→ **BRIEF**: Everything from the first line down to the line containing "potential = 65" should be reproduced exactly; please include nothing else.

(Charts and diagrams as code)
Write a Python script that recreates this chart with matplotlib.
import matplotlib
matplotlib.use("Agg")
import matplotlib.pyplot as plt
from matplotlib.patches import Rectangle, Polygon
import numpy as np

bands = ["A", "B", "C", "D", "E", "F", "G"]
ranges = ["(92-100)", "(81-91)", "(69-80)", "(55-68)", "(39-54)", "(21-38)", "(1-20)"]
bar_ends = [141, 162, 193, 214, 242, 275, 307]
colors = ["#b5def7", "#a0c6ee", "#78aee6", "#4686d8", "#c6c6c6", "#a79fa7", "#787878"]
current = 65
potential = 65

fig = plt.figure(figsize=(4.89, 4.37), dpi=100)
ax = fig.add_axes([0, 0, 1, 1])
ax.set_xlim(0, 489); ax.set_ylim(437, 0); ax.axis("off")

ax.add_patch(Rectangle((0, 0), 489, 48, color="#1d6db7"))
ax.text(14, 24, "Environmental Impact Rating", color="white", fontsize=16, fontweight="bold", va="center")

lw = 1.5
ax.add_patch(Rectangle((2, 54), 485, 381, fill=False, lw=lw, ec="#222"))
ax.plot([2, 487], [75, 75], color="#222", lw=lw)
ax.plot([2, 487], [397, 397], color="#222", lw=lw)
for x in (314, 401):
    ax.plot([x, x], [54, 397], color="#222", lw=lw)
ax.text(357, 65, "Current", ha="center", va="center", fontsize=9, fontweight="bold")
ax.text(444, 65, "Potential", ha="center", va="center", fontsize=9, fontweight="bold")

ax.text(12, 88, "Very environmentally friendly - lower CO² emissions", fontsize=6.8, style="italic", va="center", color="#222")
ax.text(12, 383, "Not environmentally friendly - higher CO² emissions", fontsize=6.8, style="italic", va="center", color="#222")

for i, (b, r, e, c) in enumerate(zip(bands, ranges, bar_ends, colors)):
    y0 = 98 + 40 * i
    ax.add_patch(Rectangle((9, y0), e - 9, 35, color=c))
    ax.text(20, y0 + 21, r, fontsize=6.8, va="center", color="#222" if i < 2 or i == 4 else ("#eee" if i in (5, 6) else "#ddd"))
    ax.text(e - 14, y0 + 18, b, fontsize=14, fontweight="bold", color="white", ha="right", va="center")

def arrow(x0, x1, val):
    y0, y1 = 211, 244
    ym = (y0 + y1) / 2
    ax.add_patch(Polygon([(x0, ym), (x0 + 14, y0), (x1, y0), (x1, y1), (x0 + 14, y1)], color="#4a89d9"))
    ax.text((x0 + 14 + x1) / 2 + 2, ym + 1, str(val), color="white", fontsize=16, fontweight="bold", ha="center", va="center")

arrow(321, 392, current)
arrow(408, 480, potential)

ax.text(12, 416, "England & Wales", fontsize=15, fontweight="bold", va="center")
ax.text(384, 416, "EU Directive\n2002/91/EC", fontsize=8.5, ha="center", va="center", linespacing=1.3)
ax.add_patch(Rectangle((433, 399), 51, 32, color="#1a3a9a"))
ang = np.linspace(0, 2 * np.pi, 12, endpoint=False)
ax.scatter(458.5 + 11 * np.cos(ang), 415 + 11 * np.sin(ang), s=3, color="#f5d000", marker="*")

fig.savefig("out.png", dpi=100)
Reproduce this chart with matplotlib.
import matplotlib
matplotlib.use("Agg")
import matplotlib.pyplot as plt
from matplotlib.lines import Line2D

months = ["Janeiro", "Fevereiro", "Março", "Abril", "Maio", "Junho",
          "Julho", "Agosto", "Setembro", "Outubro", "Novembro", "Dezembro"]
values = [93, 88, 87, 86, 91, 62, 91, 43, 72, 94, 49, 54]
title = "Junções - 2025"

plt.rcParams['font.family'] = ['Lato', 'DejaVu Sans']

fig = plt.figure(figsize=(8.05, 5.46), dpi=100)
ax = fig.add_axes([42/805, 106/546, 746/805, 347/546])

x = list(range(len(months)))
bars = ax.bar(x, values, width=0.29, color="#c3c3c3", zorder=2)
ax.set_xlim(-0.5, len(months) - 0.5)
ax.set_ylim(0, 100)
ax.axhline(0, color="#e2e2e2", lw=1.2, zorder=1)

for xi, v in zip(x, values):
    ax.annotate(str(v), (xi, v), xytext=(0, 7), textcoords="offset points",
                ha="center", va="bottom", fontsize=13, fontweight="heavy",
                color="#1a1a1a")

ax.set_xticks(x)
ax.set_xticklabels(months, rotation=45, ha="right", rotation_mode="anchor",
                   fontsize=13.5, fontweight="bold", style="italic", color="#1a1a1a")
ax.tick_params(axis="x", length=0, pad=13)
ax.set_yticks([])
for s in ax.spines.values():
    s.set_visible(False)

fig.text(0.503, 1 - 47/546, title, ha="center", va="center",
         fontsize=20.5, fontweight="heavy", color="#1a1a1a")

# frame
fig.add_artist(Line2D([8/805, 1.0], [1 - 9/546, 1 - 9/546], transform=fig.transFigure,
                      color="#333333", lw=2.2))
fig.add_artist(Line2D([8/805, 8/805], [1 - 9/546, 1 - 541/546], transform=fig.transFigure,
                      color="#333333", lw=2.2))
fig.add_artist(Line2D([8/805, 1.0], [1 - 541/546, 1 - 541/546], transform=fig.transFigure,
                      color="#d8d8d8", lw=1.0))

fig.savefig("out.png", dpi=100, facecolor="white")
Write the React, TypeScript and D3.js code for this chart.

→ **FINAL RESULT**:
Write a Python script that recreates this chart with matplotlib.
import matplotlib
matplotlib.use("Agg")
import matplotlib.pyplot as plt
from matplotlib.patches import Rectangle, Polygon
import numpy as np

bands = ["A", "B", "C", "D", "E", "F", "G"]
ranges = ["(92-100)", "(81-91)", "(69-80)", "(55-68)", "(39-54)", "(21-38)", "(1-20)"]
bar_ends = [141, 162, 193, 214, 242, 275, 307]
colors = ["#b5def7", "#a0c6ee", "#78aee6", "#4686d8", "#c6c6c6", "#a79fa7", "#787878"]
current = 65
potential = 65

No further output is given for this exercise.